Appearances on the likes of 'A Question Of Sport' and 'Parkinson' have won him wider appeal, as underlined by his third-place finish in 1996's BBC Sports Personality of the Year Award, but while the more conservative sections of the racing world have bridled at his lavish lifestyle, it would be wrong to characterise Dettori as anything other than a fully-focused winning machine.

"What continues to drive me is the certainty that there is nothing that I'd rather be doing than riding horses, above all in the big races," he said. "It started out as just a job but it has moved far beyond that.

"I do it because I love the buzz and the pressure of being a jockey. I don't need the money any more and, yes, I'd probably do it for nothing. I know I'll never get the same highs from doing anything else."

Not, though, that there haven't been lows along the way as well. An errant youth eventually culminated in a falling-out with Cumani that cost him his job, and his career threatened to nose-dive when he received a police caution for possessing cocaine in 1993.

On the track, he was widely criticised for losing at the Breeders Cup in 1998 aboard Swain - an impetuous ride that has come to be recognised as the worst of Dettori's career - but even that pales into insignificance compared to the incident that almost robbed the 36-year-old of his life two years later.

In summer 2000, Dettori was flying in a small Seneca aircraft as it suffered an engine fire on its take-off from Newmarket racecourse. The pilot, Patrick Mackey, died in the subsequent crash-landing, but a fortunate Dettori escaped with nothing worse than a broken leg.

"I remember thinking, 'Why go on as a jockey'," he explained in his recent autobiography, 'Frankie'. "I had a lovely wife and a bouncy little son. There was so much more to life than racing. Why not jump off the treadmill and take things easy for a change?

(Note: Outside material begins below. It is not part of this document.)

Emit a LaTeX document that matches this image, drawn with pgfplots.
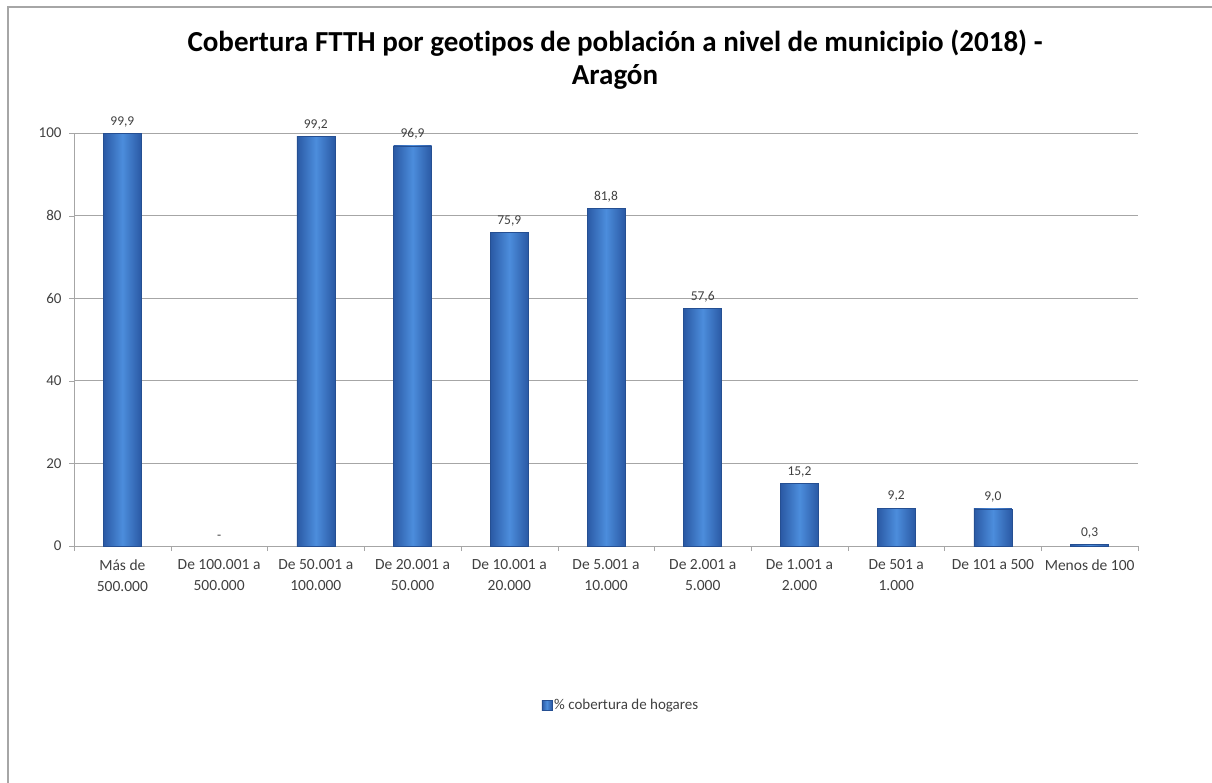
\documentclass[border=0pt]{standalone}
\usepackage{fontspec}
\setmainfont{Carlito}[Ligatures=NoCommon]
\usepackage{pgfplots}
\pgfplotsset{compat=1.18}

\definecolor{bardark}{HTML}{2A59A4}
\definecolor{barlight}{HTML}{4C8DDC}
\definecolor{barline}{HTML}{254F92}
\definecolor{gridgray}{HTML}{A6A6A6}
\definecolor{labgray}{HTML}{404040}

\pgfplotsset{
  cyl/.style={ybar, bar width=38pt, draw=barline, line width=0.6pt,
    left color=bardark, right color=bardark, middle color=barlight},
}

\begin{document}
\begin{tikzpicture}[x=1pt,y=1pt]
\useasboundingbox (0,0) rectangle (1212,-783);
% chart frame (only top and left edges visible)
\draw[gray!70, line width=1.2pt] (8,-783) -- (8,-7) -- (1212,-7);

\node[font=\fontsize{29}{33}\selectfont\bfseries, align=center, anchor=north, inner sep=0pt]
  at (615,-30) {Cobertura FTTH por geotipos de población a nivel de municipio (2018) -\\Aragón};

\begin{axis}[
    at={(74pt,-546pt)}, anchor=south west,
    scale only axis,
    width=1064pt, height=413pt,
    xmin=-0.5, xmax=10.5,
    ymin=0, ymax=100,
    ytick={0,20,40,60,80,100},
    xtick={0,...,10},
    xticklabels={{Más de\\500.000},{De 100.001 a\\500.000},{De 50.001 a\\100.000},{De 20.001 a\\50.000},{De 10.001 a\\20.000},{De 5.001 a\\10.000},{De 2.001 a\\5.000},{De 1.001 a\\2.000},{De 501 a\\1.000},{De 101 a 500},{Menos de 100}},
    xticklabel style={align=center, font=\fontsize{15.5}{21}\selectfont, text=labgray, anchor=north, yshift=-5pt},
    yticklabel style={font=\fontsize{15}{18}\selectfont, text=labgray, xshift=-4pt},
    /pgf/number format/assume math mode=true,
    minor xtick={-0.5,0.5,...,10.5},
    major x tick style={draw=none},
    minor x tick style={gridgray},
    y tick style={gridgray},
    tick align=outside,
    major tick length=5pt,
    minor tick length=5pt,
    axis x line*=bottom,
    axis y line*=left,
    axis line style={gridgray, line width=0.9pt},
    ymajorgrids,
    grid style={gridgray, line width=0.9pt},
    legend style={at={(0.514,-0.385)}, anchor=center, draw=none,
        font=\fontsize{15}{18}\selectfont, text=labgray},
    legend image code/.code={\draw[fill=barlight, draw=barline] (-4pt,-5pt) rectangle (6pt,5pt);},
    nodes near coords,
    point meta=explicit symbolic,
    nodes near coords style={font=\fontsize{13.5}{16}\selectfont, text=labgray, inner sep=6pt},
]

% one plot per bar so that each bar gets its own shading
\addplot[cyl] coordinates {(0,99.9) [99,9]};
\addlegendentry{\% cobertura de hogares}
\addplot[cyl, forget plot] coordinates {(2,99.2) [99,2]};
\addplot[cyl, forget plot] coordinates {(3,96.9) [96,9]};
\addplot[cyl, forget plot] coordinates {(4,75.9) [75,9]};
\addplot[cyl, forget plot] coordinates {(5,81.8) [81,8]};
\addplot[cyl, forget plot] coordinates {(6,57.6) [57,6]};
\addplot[cyl, forget plot] coordinates {(7,15.2) [15,2]};
\addplot[cyl, forget plot] coordinates {(8,9.2) [9,2]};
\addplot[cyl, forget plot] coordinates {(9,9.0) [9,0]};
\addplot[cyl, forget plot] coordinates {(10,0.3) [0,3]};

% category without data, shown as "-"
\addplot[ybar, bar width=38pt, draw=none, fill=none, forget plot]
coordinates {(1,0) [-]};

\end{axis}
\end{tikzpicture}
\end{document}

"Then I began to realise that God had saved me. I was going to die and he spared me. Why? Obviously it wasn't my time. And because my life almost ended far too soon, I decided there and then that I was going to make the most of it the second time around."

Fate is a topical subject this afternoon as, by rights, Dettori should not even be riding Authorized.

As the stable jockey of Godolphin, he should be on board Eastern Anthem, the Dubai-based operation's only runner in the race.

But after a Dettori-inspired Authorized demolished a high-class field to win last month's Dante Stakes at York, Sheikh Mohammed gave his leading light the go-ahead to partner Peter Chapple-Hyam's colt at Epsom.

As a result, Authorized will start as the race's first odds-on favourite since Entrepreneur in 1997, and Dettori will never have a better chance of breaking his Derby duck.

"I think there have been four odds-on shots in the last 50 years, so to have a horse like him is very special," he said. "I have ridden some great horses in the Derby, but they have all had question marks. Dubai Millennium was a doubtful stayer and Cape Verdi was a filly against the colts.

"Authorized seems the best ride I have had, and the Dante looked like the best trial. He won that as well as any horse we have seen in the past, but he still has to do the business at Epsom, and that's never a given."

If Dettori is to be remembered as a great, though, today is surely going to be the day when his greatness becomes unquestionable.